Some countries are already requiring the approach Mercedes-Benz is taking here for regulatory approval and based on the number of accidents Tesla vehicles have been involved in its possible that the US could adopt the same approach.
If this happens it will not be useful at all to have a more advanced but incomplete and unreliable self-driving technology in the short term (but perhaps it will be possible to keep developing it without shipping it in cars until it reaches a sufficient level of reliability).
> As far as I can tell, this Drive Pilot thing is precisely the existing lane assist product. What's changed is that they've heavily constrained it so that it disengages if you go over 60 kph
Nope - it's a new system powered by LIDAR and cameras and only works on pre-mapped roads, comparable to what Tesla and Waymo are doing (but erring on the side of caution).

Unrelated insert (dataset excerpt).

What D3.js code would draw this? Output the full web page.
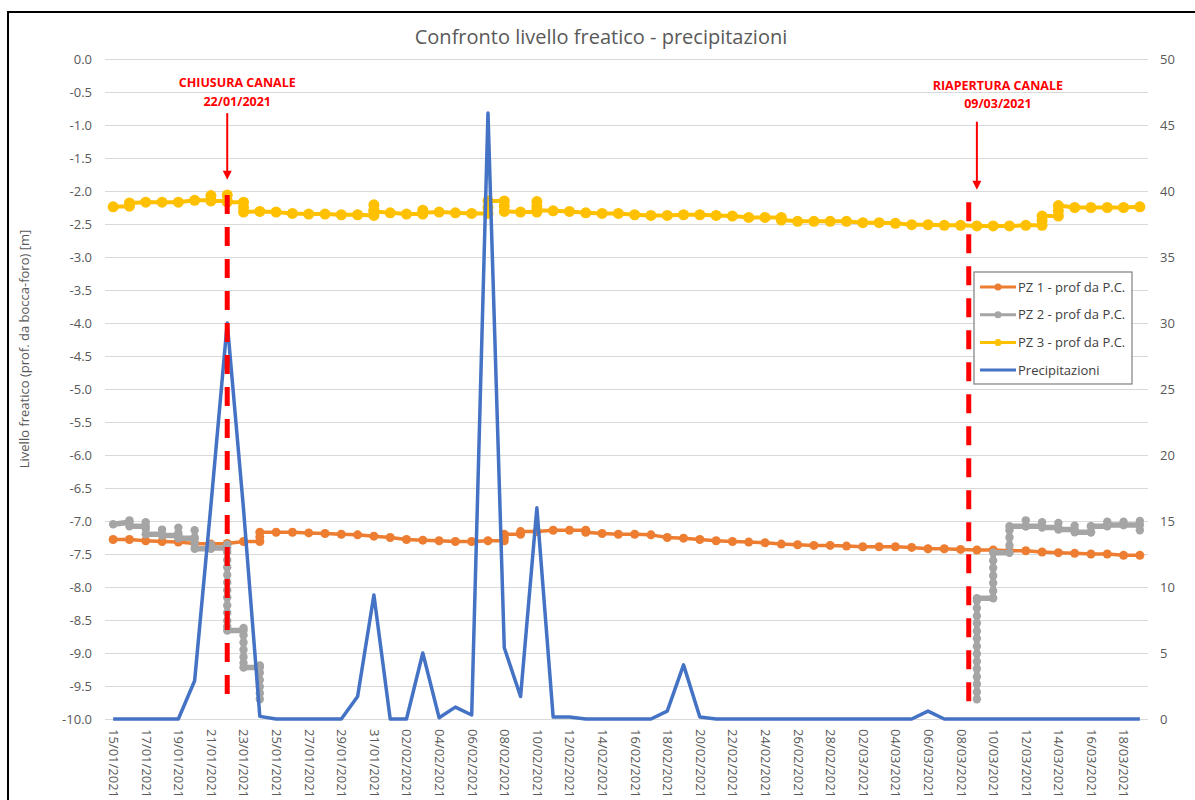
<!DOCTYPE html>
<html><head><meta charset="utf-8">
<script src="https://cdn.jsdelivr.net/npm/d3@7"></script>
<style>
body{margin:0;background:#fff}
text{font-family:"Open Sans","Noto Sans",sans-serif}
</style>
</head><body>
<svg id="chart" width="1195" height="800"></svg>
<script>
// ---------- DATA ----------
const dates = [
 "15/01/2021","16/01/2021","17/01/2021","18/01/2021","19/01/2021","20/01/2021","21/01/2021","22/01/2021",
 "23/01/2021","24/01/2021","25/01/2021","26/01/2021","27/01/2021","28/01/2021","29/01/2021","30/01/2021","31/01/2021",
 "01/02/2021","02/02/2021","03/02/2021","04/02/2021","05/02/2021","06/02/2021","07/02/2021","08/02/2021","09/02/2021",
 "10/02/2021","11/02/2021","12/02/2021","13/02/2021","14/02/2021","15/02/2021","16/02/2021","17/02/2021","18/02/2021",
 "19/02/2021","20/02/2021","21/02/2021","22/02/2021","23/02/2021","24/02/2021","25/02/2021","26/02/2021","27/02/2021","28/02/2021",
 "01/03/2021","02/03/2021","03/03/2021","04/03/2021","05/03/2021","06/03/2021","07/03/2021","08/03/2021","09/03/2021",
 "10/03/2021","11/03/2021","12/03/2021","13/03/2021","14/03/2021","15/03/2021","16/03/2021","17/03/2021","18/03/2021","19/03/2021"
];
// Precipitazioni (right axis), one value per day
const precipitazioni = [
 0,0,0,0,0,2.9,16.2,30.0,15.9,0.2,0,0,0,0,0,1.7,9.4,
 0,0,5.0,0.1,0.9,0.3,45.9,5.4,1.7,16.0,0.15,0.15,0,0,0,0,0,0.6,4.1,0.15,0,0,0,0,0,0,0,0,
 0,0,0,0,0,0.6,0,0,0,0,0,0,0,0,0,0,0,0,0
];
// Piezometers (left axis): one entry per day; arrays = several readings on the same day; null = no reading
const pz1 = [
 -7.28,-7.28,-7.30,-7.31,-7.32,-7.34,-7.35,-7.34,-7.31,[-7.31,-7.24,-7.17],-7.17,-7.17,-7.18,-7.19,-7.20,-7.21,-7.23,
 -7.25,-7.28,-7.29,-7.30,-7.31,-7.31,-7.30,[-7.30,-7.25,-7.20],[-7.20,-7.16],-7.16,-7.14,-7.14,[-7.14,-7.17],-7.19,-7.20,-7.20,
 -7.21,-7.25,-7.26,-7.28,-7.30,-7.31,-7.32,-7.33,-7.35,-7.36,-7.37,-7.37,-7.38,-7.39,-7.39,-7.39,-7.40,-7.42,-7.42,-7.43,
 -7.44,-7.44,-7.45,-7.45,-7.47,-7.48,-7.49,-7.50,-7.50,-7.52,-7.52
];
const pz2 = [
 -7.05,[-7.02,-6.99,-7.08],[-7.08,-7.02,-7.12,-7.20],[-7.20,-7.13,-7.22],[-7.22,-7.10,-7.18,-7.26],
 [-7.26,-7.14,-7.25,-7.34,-7.42],[-7.42,-7.36,-7.41],
 [-7.41,-7.36,-7.47,-7.59,-7.70,-7.82,-7.93,-8.05,-8.16,-8.28,-8.39,-8.51,-8.60,-8.66],
 [-8.66,-8.62,-8.73,-8.84,-8.95,-9.06,-9.15,-9.22],
 [-9.22,-9.19,-9.30,-9.41,-9.51,-9.61,-9.70],
 null,null,null,null,null,null,null,null,null,null,null,null,null,null,null,null,null,null,null,null,null,
 null,null,null,null,null,null,null,null,null,null,null,null,null,null,null,null,null,null,null,null,null,null,
 [-9.70,-9.59,-9.47,-9.36,-9.24,-9.13,-9.01,-8.90,-8.78,-8.67,-8.55,-8.44,-8.32,-8.21,-8.17],
 [-8.17,-8.06,-7.94,-7.83,-7.71,-7.60,-7.48],
 [-7.48,-7.37,-7.25,-7.14,-7.08],
 [-7.08,-6.99,-7.08],[-7.08,-7.02,-7.10],[-7.10,-7.03,-7.13],[-7.13,-7.07,-7.17],[-7.17,-7.08,-7.17,-7.08],
 [-7.08,-7.01,-7.06],[-7.06,-7.01,-7.06],[-7.06,-7.00,-7.14]
];
const pz3 = [
 -2.24,[-2.23,-2.18],-2.17,-2.17,-2.17,-2.14,[-2.14,-2.07,-2.15],[-2.15,-2.06,-2.17],[-2.17,-2.25,-2.32],
 -2.31,-2.32,-2.34,-2.35,-2.35,-2.36,-2.36,[-2.37,-2.29,-2.21,-2.31],
 -2.33,-2.35,[-2.35,-2.29,-2.33],-2.32,-2.33,-2.34,[-2.34,-2.25,-2.15],[-2.15,-2.23,-2.31],-2.32,
 [-2.32,-2.24,-2.16,-2.29],-2.30,-2.31,-2.33,-2.34,-2.34,-2.36,-2.37,-2.37,-2.36,-2.36,-2.37,-2.38,-2.40,
 -2.40,[-2.40,-2.44],-2.46,-2.46,-2.46,-2.46,-2.48,-2.48,-2.49,-2.51,-2.51,-2.52,-2.52,-2.53,-2.53,-2.53,-2.52,
 [-2.52,-2.45,-2.38],[-2.38,-2.30,-2.22],-2.25,-2.25,-2.25,-2.25,-2.24
];
const seriesNames = ["PZ 1 - prof da P.C.","PZ 2 - prof da P.C.","PZ 3 - prof da P.C.","Precipitazioni"];
const leftTicks = [0,-0.5,-1,-1.5,-2,-2.5,-3,-3.5,-4,-4.5,-5,-5.5,-6,-6.5,-7,-7.5,-8,-8.5,-9,-9.5,-10];
const rightTicks = [0,5,10,15,20,25,30,35,40,45,50];
const xTickLabels = dates.filter((d,i) => i % 2 === 0);
const titleText = "Confronto livello freatico - precipitazioni";
const yTitleText = "Livello freatico (prof. da bocca-foro) [m]";
const annotationTexts = [["CHIUSURA CANALE","22/01/2021"],["RIAPERTURA CANALE","09/03/2021"]];

// ---------- LAYOUT ----------
const svg = d3.select("#chart");
const L = 105, R = 1148, T = 59, B = 719;
const colors = ["#ED7D31","#A5A5A5","#FFC000","#4472C4"];

svg.append("rect").attr("x",0).attr("y",0).attr("width",1195).attr("height",800).attr("fill","#fff");

const x = d3.scalePoint().domain(dates).range([L,R]).padding(0.5);
const yL = d3.scaleLinear().domain([-10,0]).range([B,T]);
const yR = d3.scaleLinear().domain([0,50]).range([B,T]);
const step = x.step();

// gridlines
const grid = svg.append("g").attr("transform",`translate(${L},0)`)
  .call(d3.axisLeft(yL).tickValues(leftTicks).tickSize(-(R-L)).tickFormat(""));
grid.select(".domain").remove();
grid.selectAll("line").attr("stroke","#d9d9d9").attr("stroke-width",1);

// left axis labels
const ax1 = svg.append("g").attr("transform",`translate(${L},0)`)
  .call(d3.axisLeft(yL).tickValues(leftTicks).tickSize(0).tickPadding(13).tickFormat(v => v.toFixed(1)));
ax1.select(".domain").remove();
ax1.selectAll("text").attr("font-size",13).attr("fill","#595959").style("font-family","'Open Sans'");

// right axis labels
const ax2 = svg.append("g").attr("transform",`translate(${R},0)`)
  .call(d3.axisRight(yR).tickValues(rightTicks).tickSize(0).tickPadding(12).tickFormat(d3.format("d")));
ax2.select(".domain").remove();
ax2.selectAll("text").attr("font-size",13).attr("fill","#595959").style("font-family","'Open Sans'");

// x axis labels
const ax3 = svg.append("g").attr("transform",`translate(0,${B})`)
  .call(d3.axisBottom(x).tickValues(xTickLabels).tickSize(0));
ax3.select(".domain").remove();
ax3.selectAll("text")
  .attr("transform","rotate(90)").attr("x",10).attr("y",0).attr("dy","0.35em")
  .attr("text-anchor","start").attr("font-size",13).attr("fill","#595959").style("font-family","'Open Sans'");

// flatten series
function flat(arr){
  return arr.flatMap((e,i) => e == null ? [{date:dates[i], v:null}] :
    (Array.isArray(e) ? e : [e]).map(v => ({date:dates[i], v})));
}
const line = d3.line().defined(d => d.v != null).x(d => x(d.date)).y(d => yL(d.v));
const pzSeries = [
  {data:flat(pz1), color:colors[0], w:3.5, r:4.5},
  {data:flat(pz2), color:colors[1], w:5.5, r:4.2},
  {data:flat(pz3), color:colors[2], w:4, r:5.5}
];
pzSeries.forEach(s => {
  const g = svg.append("g");
  g.append("path").datum(s.data).attr("d",line).attr("fill","none")
    .attr("stroke",s.color).attr("stroke-width",s.w).attr("stroke-linejoin","round").attr("stroke-linecap","round");
  g.selectAll("circle").data(s.data.filter(d => d.v != null)).join("circle")
    .attr("cx",d => x(d.date)).attr("cy",d => yL(d.v)).attr("r",s.r).attr("fill",s.color);
});

// precipitation
const pLine = d3.line().x((d,i) => x(dates[i])).y(d => yR(d));
svg.append("path").datum(precipitazioni).attr("d",pLine).attr("fill","none")
  .attr("stroke",colors[3]).attr("stroke-width",3.5).attr("stroke-linejoin","round");

// title
svg.append("text").attr("x",601).attr("y",44).attr("text-anchor","middle")
  .attr("font-size",20).attr("fill","#595959").text(titleText);
// y axis title
svg.append("text").attr("transform","translate(29,349) rotate(-90)").attr("text-anchor","middle")
  .attr("font-size",13).attr("fill","#595959").text(yTitleText);

// legend
const lg = svg.append("g");
lg.append("rect").attr("x",974).attr("y",272).attr("width",158).attr("height",112)
  .attr("fill","#fff").attr("stroke","#7f7f7f").attr("stroke-width",1.2);
seriesNames.forEach((n,i) => {
  const yy = 287 + i*27.7;
  lg.append("line").attr("x1",980).attr("x2",1016).attr("y1",yy).attr("y2",yy)
    .attr("stroke",colors[i]).attr("stroke-width",3);
  if (i < 3) lg.append("circle").attr("cx",998).attr("cy",yy).attr("r",3.5).attr("fill",colors[i]);
  lg.append("text").attr("x",1018).attr("y",yy).attr("dy","0.35em").attr("font-size",13)
    .attr("fill","#404040").text(n);
});

// annotations (red)
const red = "#FF0000";
const ann = [
  {lineX: x(dates[7]), arrowX: x(dates[7]), textX: x(dates[7]) + 10, lineTop:-2.06, lineBot:-9.74,
   arrowTop:-0.82, arrowBot:-1.83, t1:-0.42, t2:-0.71, texts:annotationTexts[0]},
  {lineX: x(dates[52]) + step/2, arrowX: x(dates[53]), textX: x(dates[53]) + 21, lineTop:-2.17, lineBot:-9.88,
   arrowTop:-0.95, arrowBot:-1.98, t1:-0.47, t2:-0.74, texts:annotationTexts[1]}
];
ann.forEach(a => {
  svg.append("line").attr("x1",a.lineX).attr("x2",a.lineX).attr("y1",yL(a.lineTop)).attr("y2",yL(a.lineBot))
    .attr("stroke",red).attr("stroke-width",5).attr("stroke-dasharray","19,13");
  const y1 = yL(a.arrowTop), y2 = yL(a.arrowBot);
  svg.append("line").attr("x1",a.arrowX).attr("x2",a.arrowX).attr("y1",y1).attr("y2",y2-7)
    .attr("stroke",red).attr("stroke-width",2);
  svg.append("path").attr("d",`M${a.arrowX-4.5},${y2-9}L${a.arrowX+4.5},${y2-9}L${a.arrowX},${y2}Z`).attr("fill",red);
  svg.append("text").attr("x",a.textX).attr("y",yL(a.t1)).attr("text-anchor","middle")
    .attr("font-size",12.5).attr("font-weight","bold").attr("fill",red).text(a.texts[0]);
  svg.append("text").attr("x",a.textX).attr("y",yL(a.t2)).attr("text-anchor","middle")
    .attr("font-size",12.5).attr("font-weight","bold").attr("fill",red).text(a.texts[1]);
});

// outer border
svg.append("rect").attr("x",8).attr("y",12).attr("width",1200).attr("height",800)
  .attr("fill","none").attr("stroke","#000").attr("stroke-width",2);
</script>
</body></html>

The 60kph limitation is temporary because that's what the regulator was comfortable with.
Lane assist is a different tech stack and continues to exist alongside this for regular driving.

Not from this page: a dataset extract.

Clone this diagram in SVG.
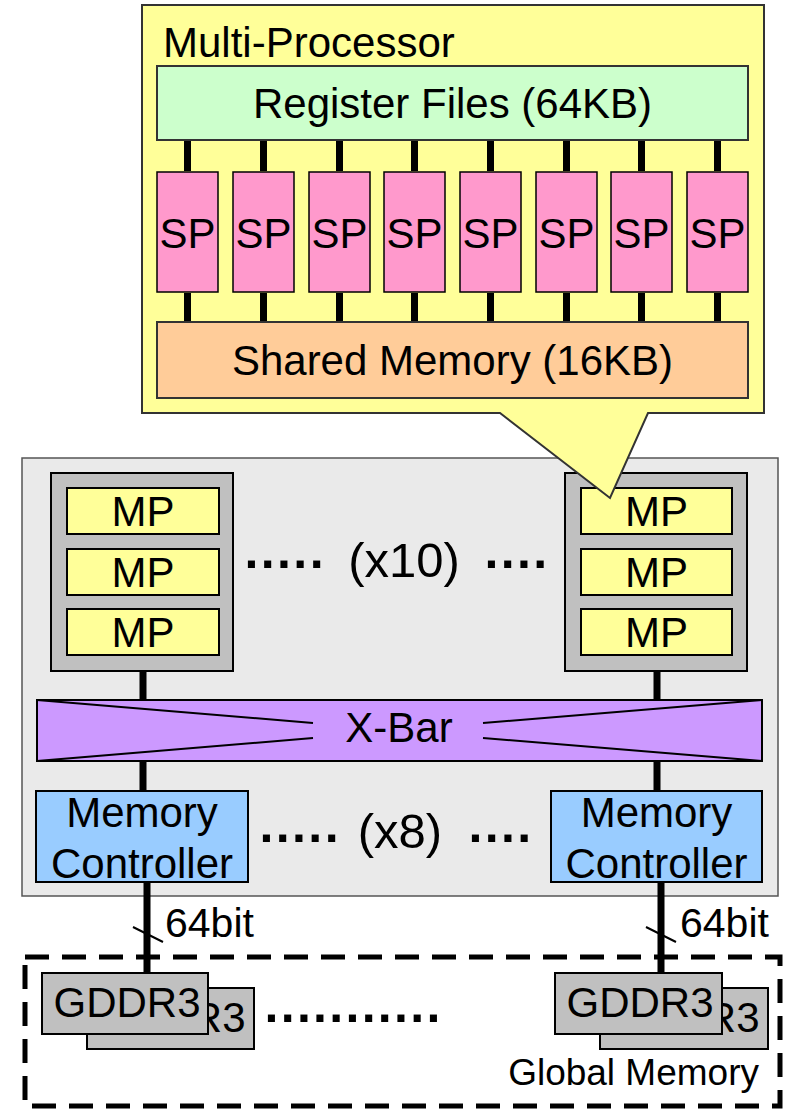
<svg xmlns="http://www.w3.org/2000/svg" width="786" height="1109" viewBox="0 0 786 1109">
  <defs>
    <style>
      text { font-family: "Liberation Sans", Arial, sans-serif; fill: #000; }
      .lbl { font-size: 42px; text-anchor: middle; }
      .dots { font-size: 50px; font-weight: bold; letter-spacing: 2.4px; }
      .mult { font-size: 49px; text-anchor: middle; }
      .bus { font-size: 41px; }
      .sp { fill: #FF99CC; stroke: #000; stroke-width: 1.5; }
      .mp { fill: #FFFF99; stroke: #000; stroke-width: 2; }
      .mpgroup { fill: #C0C0C0; stroke: #000; stroke-width: 2; }
      .mc { fill: #99CCFF; stroke: #000; stroke-width: 2; }
      .dram { fill: #C0C0C0; stroke: #000; stroke-width: 2; }
      .xline { stroke: #000; stroke-width: 2; fill: none; }
      .wire { stroke: #000; stroke-width: 7; fill: none; }
      .slash { stroke: #000; stroke-width: 2; fill: none; }
    </style>
  </defs>

  <!-- GPU chip outline -->
  <g id="gpu-chip">
    <rect x="22" y="458" width="756" height="438" fill="#EAEAEA" stroke="#555" stroke-width="1.5"/>
  </g>

  <!-- Left cluster of multiprocessors -->
  <g id="mp-cluster-left">
    <rect class="mpgroup" x="51" y="473" width="182" height="198"/>
    <rect class="mp" x="67" y="488" width="152" height="46"/>
    <text class="lbl" x="143" y="526">MP</text>
    <rect class="mp" x="67" y="549" width="152" height="46"/>
    <text class="lbl" x="143" y="587">MP</text>
    <rect class="mp" x="67" y="609" width="152" height="46"/>
    <text class="lbl" x="143" y="647">MP</text>
  </g>

  <!-- Right cluster of multiprocessors -->
  <g id="mp-cluster-right">
    <rect class="mpgroup" x="565" y="473" width="182" height="198"/>
    <rect class="mp" x="581" y="488" width="151" height="46"/>
    <text class="lbl" x="656.5" y="526">MP</text>
    <rect class="mp" x="581" y="549" width="151" height="46"/>
    <text class="lbl" x="656.5" y="587">MP</text>
    <rect class="mp" x="581" y="609" width="151" height="46"/>
    <text class="lbl" x="656.5" y="647">MP</text>
  </g>

  <g id="mp-count">
    <text class="dots" x="244.5" y="568">.....</text>
    <text class="mult" x="404" y="577">(x10)</text>
    <text class="dots" x="484.5" y="568">....</text>
  </g>

  <!-- Crossbar -->
  <g id="xbar">
    <rect x="37" y="700" width="725" height="61" fill="#CC99FF" stroke="#000" stroke-width="2"/>
    <polyline class="xline" points="37,700 313,723"/>
    <polyline class="xline" points="37,761 313,738"/>
    <polyline class="xline" points="762,700 483,723"/>
    <polyline class="xline" points="762,761 483,738"/>
    <text class="lbl" x="399" y="742">X-Bar</text>
  </g>

  <!-- Memory controllers -->
  <g id="mc-left">
    <rect class="mc" x="36" y="791" width="212" height="91"/>
    <text class="lbl" x="142" y="827">Memory</text>
    <text class="lbl" x="142" y="878">Controller</text>
  </g>
  <g id="mc-right">
    <rect class="mc" x="551" y="791" width="211" height="91"/>
    <text class="lbl" x="656.5" y="827">Memory</text>
    <text class="lbl" x="656.5" y="878">Controller</text>
  </g>
  <g id="mc-count">
    <text class="dots" x="259.5" y="842">.....</text>
    <text class="mult" x="400" y="848">(x8)</text>
    <text class="dots" x="468.5" y="842">....</text>
  </g>

  <!-- Global memory -->
  <g id="global-memory">
    <rect x="25" y="957" width="755" height="149" fill="none" stroke="#000" stroke-width="5" stroke-dasharray="24 13"/>
    <text x="759" y="1085" style="font-size:37px;text-anchor:end">Global Memory</text>
    <text class="dots" x="264.5" y="1022" style="letter-spacing:2.3px">...........</text>
  </g>

  <!-- Stacked DRAM chips: the rear chip is mostly hidden by the front one -->
  <g id="gddr3-left">
    <rect class="dram" x="87" y="988" width="167" height="61"/>
    <text class="lbl" x="172" y="1032">GDDR3</text>
    <rect class="dram" x="42" y="973" width="166" height="61"/>
    <text class="lbl" x="127" y="1017">GDDR3</text>
  </g>
  <g id="gddr3-right">
    <rect class="dram" x="600" y="988" width="168" height="61"/>
    <text class="lbl" x="686" y="1032">GDDR3</text>
    <rect class="dram" x="555" y="973" width="167" height="61"/>
    <text class="lbl" x="640" y="1017">GDDR3</text>
  </g>

  <!-- Enlarged view of one multiprocessor -->
  <g id="multiprocessor">
    <path d="M142,5 H764 V413 H648 L610,498 L500,413 H142 Z" fill="#FFFF99" stroke="#333" stroke-width="2"/>
    <text x="163" y="57" style="font-size:42px">Multi-Processor</text>
  </g>
  <g id="register-files">
    <rect x="157" y="66" width="591" height="74" fill="#CCFFCC" stroke="#333" stroke-width="2"/>
    <text class="lbl" x="452.5" y="118">Register Files (64KB)</text>
  </g>
  <g id="sp-array">
    <g id="sp1"><rect class="sp" x="157" y="172" width="61" height="120"/><text class="lbl" x="187.5" y="248">SP</text></g>
    <g id="sp2"><rect class="sp" x="233" y="172" width="61" height="120"/><text class="lbl" x="263.5" y="248">SP</text></g>
    <g id="sp3"><rect class="sp" x="309" y="172" width="61" height="120"/><text class="lbl" x="339.5" y="248">SP</text></g>
    <g id="sp4"><rect class="sp" x="384" y="172" width="61" height="120"/><text class="lbl" x="414.5" y="248">SP</text></g>
    <g id="sp5"><rect class="sp" x="460" y="172" width="61" height="120"/><text class="lbl" x="490.5" y="248">SP</text></g>
    <g id="sp6"><rect class="sp" x="536" y="172" width="61" height="120"/><text class="lbl" x="566.5" y="248">SP</text></g>
    <g id="sp7"><rect class="sp" x="611" y="172" width="61" height="120"/><text class="lbl" x="641.5" y="248">SP</text></g>
    <g id="sp8"><rect class="sp" x="687" y="172" width="61" height="120"/><text class="lbl" x="717.5" y="248">SP</text></g>
  </g>
  <g id="shared-memory">
    <rect x="157" y="322" width="591" height="76" fill="#FFCC99" stroke="#333" stroke-width="2"/>
    <text class="lbl" x="452.5" y="375">Shared Memory (16KB)</text>
  </g>

  <!-- Connectors -->
  <g id="connectors">
    <path class="wire" d="M187.5,141 V171 M263.5,141 V171 M339.5,141 V171 M414.5,141 V171 M490.5,141 V171 M566.5,141 V171 M641.5,141 V171 M717.5,141 V171"/>
    <path class="wire" d="M187.5,293 V321 M263.5,293 V321 M339.5,293 V321 M414.5,293 V321 M490.5,293 V321 M566.5,293 V321 M641.5,293 V321 M717.5,293 V321"/>
    <path class="wire" d="M143,672 V699 M143,762 V790 M147,883 V972"/>
    <path class="wire" d="M657,672 V699 M657,762 V790 M661,883 V972"/>
    <path class="slash" d="M133,927 L163,942 M646,927 L676,942"/>
    <text class="bus" x="165" y="937">64bit</text>
    <text class="bus" x="680" y="937">64bit</text>
  </g>
</svg>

I don't see anywhere in those slides where that's substantiated. Tesla and Waymo (and Cruise and Mobileye, FWIW) are making navigation decisions: they'll change lanes, take turns, wait for traffic, use roundabouts, read street lights and speed limit sighs, etc...
Drive Pilot doesn't seem to be doing any of that. It's just a lane assist package: it will drive straight, in its marked lane, behind another vehicle, and that's all it will do. Maybe it will someday, sure. But it's not exhibiting these features anywhere, nor is Mercedes claiming that it has them. Am I missing something?
Which is to say... this is mostly a stunt. Teslas are literally driving people around now[1], and the rest of the industry feels they need to do something. Announcing a "SAE Level 3" product, no matter how constrained, at least gets them marketing hits like this that look like an advantage.
[1] No joke: mine takes my kids to and from school reliably. FSD beta isn't finished, but it's really, really good. There remain some path planning and confidence glitches that force me to disengage every dozen miles or so, but in 500 miles since I got it I've yet to see the car attempt anything genuinely unsafe. Mostly it just annoys other drivers by refusing to enter traffic.